The Point Ellice Swimming Baths

Tim Fitzthum, Volunteer Interpreter

By the late 19th century, the Rock Bay neighbourhood had become a mixture of waterside factories, mills and shipyards, modest workers lodgings, and grand homes along Pleasant Street.  Along the shores of Rock Bay and the Upper Harbour, one could find tanneries, sawmills, factories producing matches, canned fruit, watercraft, metalworks, and coal gas.  Smokestacks, beehive burners, wood and coal yards, warehouses and sheds, log rafting, and sealing ships were a common sight in the area.

Within this unlikely industrial setting the Young Men’s Christian Association of Victoria (YMCA) established a facility in 1893 for young people to apply the principles of swimming learned in the classroom.  Known as the YMCA Floating Bath, the wooden structure was moored south of Work (Bay) St at Pleasant St next to Captain Grant’s sealing wharf and the Spratt & Gray Machinery Depot. It measured 75 ft long and 30 ft wide and had a depth that ranged from 3-1/2 to 8 ft.  The bath was open six days a week from 6am to 9pm in the late spring and summer months and offered reserved hours of operation for women. Bathers were furnished with bathing suits and towels, all for the price of 15 cents.  Swimming lessons were provided under the direction of Ian St. Clair, head of the YMCA’s aquatic department.

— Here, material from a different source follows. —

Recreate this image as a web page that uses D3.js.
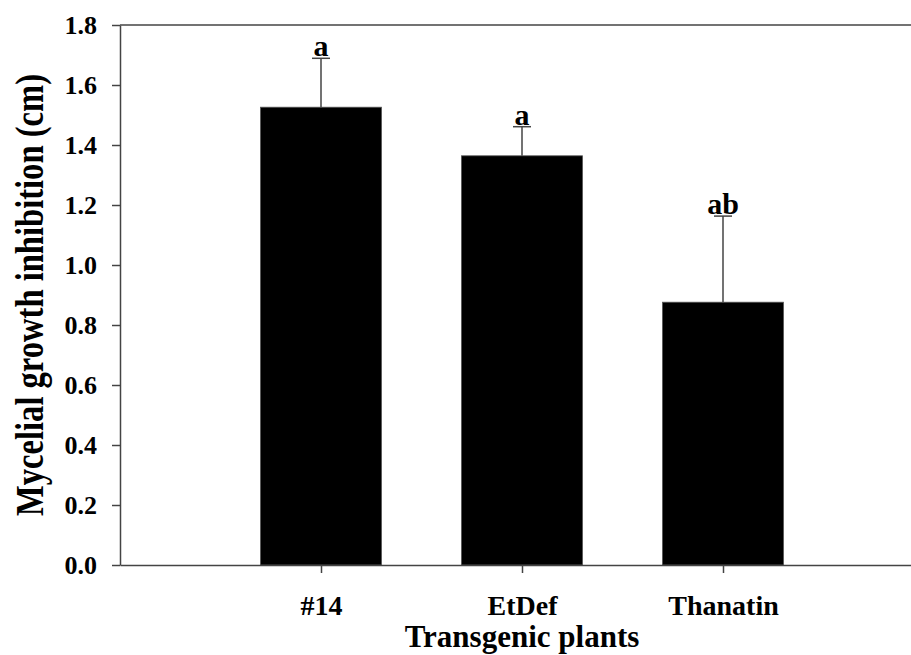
<!doctype html>
<html>
<head>
    <title>Mycelial growth inhibition</title>
    <meta charset="utf-8">
    <script src="https://d3js.org/d3.v7.min.js"></script>
    <style>
        body { margin: 0; background: #fff; }
        svg { display: block; }
        text { font-family: "Liberation Serif", "Times New Roman", serif; font-weight: bold; fill: #000; }
    </style>
</head>
<body>
    <div id="viz">
      <svg width="911" height="655"></svg>
    </div>
    <script>
        // values
        var plants = ["#14", "EtDef", "Thanatin"];
        var inhibition = [1.526, 1.364, 0.876];
        var errors = [0.163, 0.097, 0.287];
        var letters = ["a", "a", "ab"];
        var yTicks = [0, 0.2, 0.4, 0.6, 0.8, 1.0, 1.2, 1.4, 1.6, 1.8];

        var svg = d3.select("svg");
        var plotLeft = 120, plotTop = 25, plotBottom = 565, plotRight = 924;
        var axisColor = "#444";

        var x = d3.scalePoint()
          .domain(plants)
          .range([plotLeft, plotRight])
          .padding(1);

        var y = d3.scaleLinear()
          .domain([0, 1.8])
          .range([plotBottom, plotTop]);

        var barW = 121;

        var rows = plants.map(function(p, i) {
          return {name: p, value: inhibition[i], err: errors[i], letter: letters[i]};
        });

        // bars
        svg.selectAll("rect.bar")
          .data(rows)
          .enter()
          .append("rect")
          .attr("class", "bar")
          .attr("x", d => x(d.name) - barW / 2)
          .attr("y", d => y(d.value))
          .attr("width", barW)
          .attr("height", d => y(0) - y(d.value))
          .style("fill", "#000")
          .style("stroke", "#555")
          .style("stroke-width", 0.8);

        // error bars (upper only)
        svg.selectAll("line.err")
          .data(rows)
          .enter()
          .append("line")
          .attr("class", "err")
          .attr("x1", d => x(d.name))
          .attr("x2", d => x(d.name))
          .attr("y1", d => y(d.value))
          .attr("y2", d => y(d.value + d.err))
          .style("stroke", axisColor)
          .style("stroke-width", 1.5);

        svg.selectAll("line.cap")
          .data(rows)
          .enter()
          .append("line")
          .attr("class", "cap")
          .attr("x1", d => x(d.name) - 9)
          .attr("x2", d => x(d.name) + 9)
          .attr("y1", d => y(d.value + d.err))
          .attr("y2", d => y(d.value + d.err))
          .style("stroke", axisColor)
          .style("stroke-width", 1.5);

        svg.selectAll("text.sig")
          .data(rows)
          .enter()
          .append("text")
          .attr("class", "sig")
          .attr("x", d => x(d.name))
          .attr("y", d => y(d.value + d.err) - 2)
          .attr("text-anchor", "middle")
          .style("font-size", "30px")
          .text(d => d.letter);

        // axes
        var yAxis = svg.append("g")
          .attr("transform", "translate(" + plotLeft + ",0)")
          .call(d3.axisLeft(y).tickValues(yTicks).tickFormat(d3.format(".1f")).tickSizeInner(8).tickSizeOuter(0).tickPadding(15));

        var xAxis = svg.append("g")
          .attr("transform", "translate(0," + plotBottom + ")")
          .call(d3.axisBottom(x).tickSizeInner(8).tickSizeOuter(0).tickPadding(22));

        [yAxis, xAxis].forEach(function(g) {
          g.selectAll("path, line").style("stroke", axisColor).style("stroke-width", 1.5);
          g.selectAll("text")
            .style("font-family", "'Liberation Serif', 'Times New Roman', serif")
            .style("font-weight", "bold")
            .style("fill", "#000");
        });
        yAxis.selectAll("text").style("font-size", "26px");
        xAxis.selectAll("text").style("font-size", "28px");

        // top frame line
        svg.append("line")
          .attr("x1", plotLeft)
          .attr("x2", 911)
          .attr("y1", y(1.8))
          .attr("y2", y(1.8))
          .style("stroke", axisColor)
          .style("stroke-width", 1.5);

        // axis titles
        svg.append("text")
          .attr("x", (x(plants[0]) + x(plants[2])) / 2)
          .attr("y", 647)
          .attr("text-anchor", "middle")
          .style("font-size", "31px")
          .text("Transgenic plants");

        svg.append("text")
          .attr("transform", "translate(43," + ((plotTop + plotBottom) / 2) + ") rotate(-90)")
          .attr("text-anchor", "middle")
          .attr("textLength", 442)
          .attr("lengthAdjust", "spacingAndGlyphs")
          .style("font-size", "40px")
          .text("Mycelial growth inhibition (cm)");
    </script>
</body>
</html>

In August 1893 the first contests of that summer were held.  For a 25-cent entrance fee for each event, amateur swimmers could compete in 100, 75, or 50-yard swims, a tub race in fancy costume, a hurdle and barrel race, water football, tug-of-war, and diving.  Contest winners were awarded prizes such as lacrosse sticks and pocket knives.  In late September the bath closed for the season.

Despite the apparent success of its first season, the bath did not operate again.  In March 1894 part of the structure pulled loose of its mooring and floated southward to the Inner Harbour.  The exact reason for the bath’s closure is unknown but the location may have played a part in its demise.  The site offered little protection from prevailing winds and adjacent industrial activity – the constant water traffic may have discouraged use and enjoyment of the bath.

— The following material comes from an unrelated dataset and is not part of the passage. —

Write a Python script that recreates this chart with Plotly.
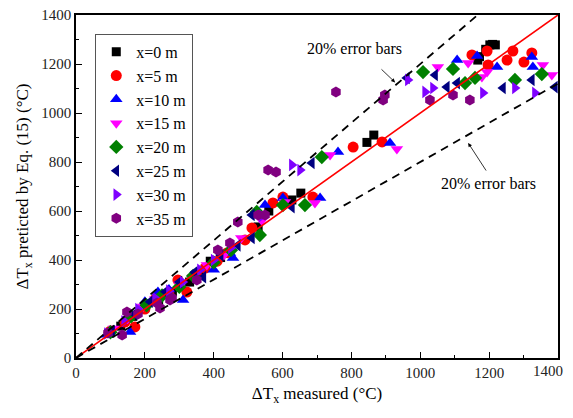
import plotly.graph_objects as go

# measured / predicted temperature rise for each distance x
x0_meas = [95, 130, 165, 200, 240, 280, 330, 360, 390, 420, 529, 560, 627, 653, 845, 865, 1167, 1172, 1190, 1202, 1210, 1218]
x0_pred = [100, 130, 170, 205, 235, 270, 310, 350, 395, 410, 535, 600, 645, 673, 880, 910, 1216, 1230, 1260, 1278, 1280, 1278]

x5_meas = [100, 142, 171, 200, 230, 270, 296, 322, 350, 375, 410, 440, 491, 511, 572, 601, 688, 805, 889, 1150, 1194, 1197, 1252, 1269, 1301, 1324]
x5_pred = [110, 147, 127, 200, 240, 260, 318, 269, 340, 367, 395, 430, 482, 531, 633, 657, 657, 861, 882, 1237, 1253, 1196, 1216, 1253, 1208, 1245]

x10_meas = [90, 157, 200, 238, 270, 311, 350, 400, 447, 456, 549, 601, 709, 761, 912, 1107, 1165, 1223, 1324, 1327]
x10_pred = [95, 106, 230, 269, 280, 237, 330, 360, 429, 408, 624, 653, 653, 841, 878, 1216, 1233, 1188, 1229, 1188]

x15_meas = [110, 150, 195, 230, 260, 300, 340, 380, 430, 480, 540, 607, 694, 738, 932, 1051, 1139, 1179, 1194, 1356, 1382]
x15_pred = [120, 160, 210, 240, 260, 300, 330, 380, 420, 490, 560, 637, 633, 829, 853, 1188, 1204, 1147, 1167, 1196, 1155]

x20_meas = [100, 160, 205, 250, 300, 340, 400, 450, 525, 534, 601, 665, 714, 1008, 1095, 1130, 1159, 1275, 1353]
x20_pred = [105, 170, 215, 255, 290, 335, 390, 440, 596, 502, 624, 624, 820, 1167, 1180, 1122, 1143, 1135, 1159]

x25_meas = [105, 170, 215, 260, 300, 345, 370, 420, 470, 511, 511, 627, 685, 961, 1043, 1077, 1107, 1240, 1324, 1391]
x25_pred = [110, 180, 230, 270, 310, 350, 330, 420, 460, 584, 490, 616, 796, 1143, 1155, 1106, 1122, 1102, 1135, 1106]

x30_meas = [90, 140, 180, 230, 270, 310, 360, 400, 450, 540, 627, 651, 964, 1014, 1037, 1182, 1275, 1333]
x30_pred = [100, 150, 200, 245, 275, 310, 360, 400, 450, 580, 788, 767, 1135, 1086, 1102, 1082, 1102, 1082]

x35_meas = [93, 134, 148, 180, 235, 244, 273, 279, 351, 412, 447, 470, 529, 549, 558, 581, 755, 892, 897, 1028, 1095, 1144]
x35_pred = [102, 94, 188, 180, 224, 204, 237, 245, 318, 441, 469, 555, 584, 584, 767, 759, 1086, 1053, 1073, 1053, 1073, 1053]

tick_vals = [0, 200, 400, 600, 800, 1000, 1200, 1400]
tick_text = ["0", "200", "400", "600", "800", "1000", "1200", "1400"]

line_x = [0, 1400]
error_ratio = 0.2

SERIF = "Liberation Serif, Times New Roman, serif"

series = [
    ("x=0 m", x0_meas, x0_pred, "square", "black", 9),
    ("x=5 m", x5_meas, x5_pred, "circle", "#ff0000", 11),
    ("x=10 m", x10_meas, x10_pred, "triangle-up", "#0000ff", 11),
    ("x=15 m", x15_meas, x15_pred, "triangle-down", "#ff00ff", 11),
    ("x=20 m", x20_meas, x20_pred, "diamond", "#008000", 11),
    ("x=25 m", x25_meas, x25_pred, "triangle-left", "#000080", 11),
    ("x=30 m", x30_meas, x30_pred, "triangle-right", "#7f00ff", 11),
    ("x=35 m", x35_meas, x35_pred, "hexagon", "#800080", 11),
]

fig = go.Figure()

for name, xs, ys, symbol, color, size in series:
    fig.add_trace(go.Scatter(
        x=xs, y=ys, mode="markers", name=name,
        marker=dict(symbol=symbol, color=color, size=size, line=dict(width=0)),
    ))

# 1:1 line and +/-20% bounds
fig.add_trace(go.Scatter(
    x=line_x, y=line_x, mode="lines", showlegend=False,
    line=dict(color="#ff0000", width=1.6),
))
for f in (1 + error_ratio, 1 - error_ratio):
    fig.add_trace(go.Scatter(
        x=line_x, y=[v * f for v in line_x], mode="lines", showlegend=False,
        line=dict(color="black", width=1.8, dash="8px,6px"),
    ))

ann_font = dict(family=SERIF, size=16, color="black")
fig.add_annotation(x=810, y=1265, text="20% error bars", showarrow=False, font=ann_font)
fig.add_annotation(x=927, y=1125, ax=883, ay=1184, axref="x", ayref="y", text="",
                   showarrow=True, arrowhead=2, arrowsize=1, arrowwidth=0.8, arrowcolor="black")
fig.add_annotation(x=1197, y=714, text="20% error bars", showarrow=False, font=ann_font)
fig.add_annotation(x=1139, y=878, ax=1194, ay=759, axref="x", ayref="y", text="",
                   showarrow=True, arrowhead=2, arrowsize=1, arrowwidth=0.8, arrowcolor="black")

tick_font = dict(family=SERIF, size=15, color="#222")

# last x label would be cut by the window edge, draw it nudged left instead
fig.add_annotation(x=tick_vals[-1], y=0, xref="x", yref="paper", text=tick_text[-1],
                   showarrow=False, xanchor="right", yanchor="top", xshift=7, yshift=-3,
                   font=tick_font)

axis_common = dict(
    range=[0, 1400], ticks="inside", ticklen=6, tickwidth=1.2, tickcolor="black",
    showline=True, linecolor="black", linewidth=1.5, mirror=True,
    showgrid=False, zeroline=False, automargin=False, ticklabeloverflow="allow",
    tickfont=tick_font,
    minor=dict(dtick=100, ticks="inside", ticklen=3, tickcolor="black"),
)

fig.update_xaxes(
    **axis_common,
    tickmode="array", tickvals=tick_vals, ticktext=tick_text[:-1] + [""],
    title=dict(text="ΔT<sub>x</sub> measured (°C)", font=dict(family=SERIF, size=17, color="black"), standoff=8),
)
fig.update_yaxes(
    **axis_common,
    dtick=200,
    title=dict(text="ΔT<sub>x</sub> preticted by Eq. (15) (°C)", font=dict(family=SERIF, size=17, color="black"), standoff=8),
)

# page body adds ~8px offset, so the figure is shrunk to fit the window
fig.update_layout(
    width=565, height=398,
    margin=dict(l=68, r=15, t=7, b=48),
    plot_bgcolor="white", paper_bgcolor="white",
    legend=dict(
        x=0.04, y=0.945, xanchor="left", yanchor="top",
        bgcolor="white", bordercolor="#555", borderwidth=1,
        font=dict(family=SERIF, size=16, color="black"),
        tracegroupgap=0,
    ),
)

fig.write_html("out.html")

Over the following years Ian St. Clair continued to promote swimming and to teach it in the classroom.  He became head of the physical education departments of Corrig (Victoria) College, Boys’ Central School, and finally the director of the entire Victoria public school system overseeing and teaching swimming, gymnastics, calisthenics, and drill exercises.

After the closure of the YMCA Floating Bath there was no place for swim instruction in the water. In 1895 Victoria school trustees contemplated a facility of their own that would be free for public school children.  St. Clair was consulted and said that a suitable facility could be built for the modest sum of $350. Money was authorized and plans were drawn up.  This time, the location would be the north end of Pleasant Street next to James Leigh’s sawmill. It provided another industrial setting but was more protected than the north shore of Upper Harbour.  Progress was slow, legal challenges were overcome, and on July 14, 1900 the baths opened.

Victoria Daily Colonist; July 10, 1903

The Pleasant Street Swimming Baths consisted of a 120 ft by 50 ft wide floating structure with a sloping bottom, a 7 ft high fence, changing rooms, and a diving area. St. Clair gave swimming lessons four hours per day to boys and girls and taught canoeing and rowing.  This opening was highly anticipated and the baths quickly became a popular place for recreation and competitions.  Swimming galas, timed races divided by age or team, and water polo events attracted many spectators.  Thanks to St. Clair’s ongoing efforts of education and promotion combined with the public’s approval of the baths, the facility became known as St. Clair’s Swimming Baths.

In 1906 St. Clair moved his swimming school to warmer waters and better conditions farther up the Gorge Waterway.  This move was timely as two lumber companies, Moore-Whittington and Cameron, soon built sawmills near the Pleasant St site and the waters there filled with log rafts.

St. Clair went on to be elected as the first president of the BC Amateur Swimming Association and in 1927 was chosen as Citizen of the Year, receiving an appreciation medal for his thirty-three years as the popular instructor of physical education in the public schools.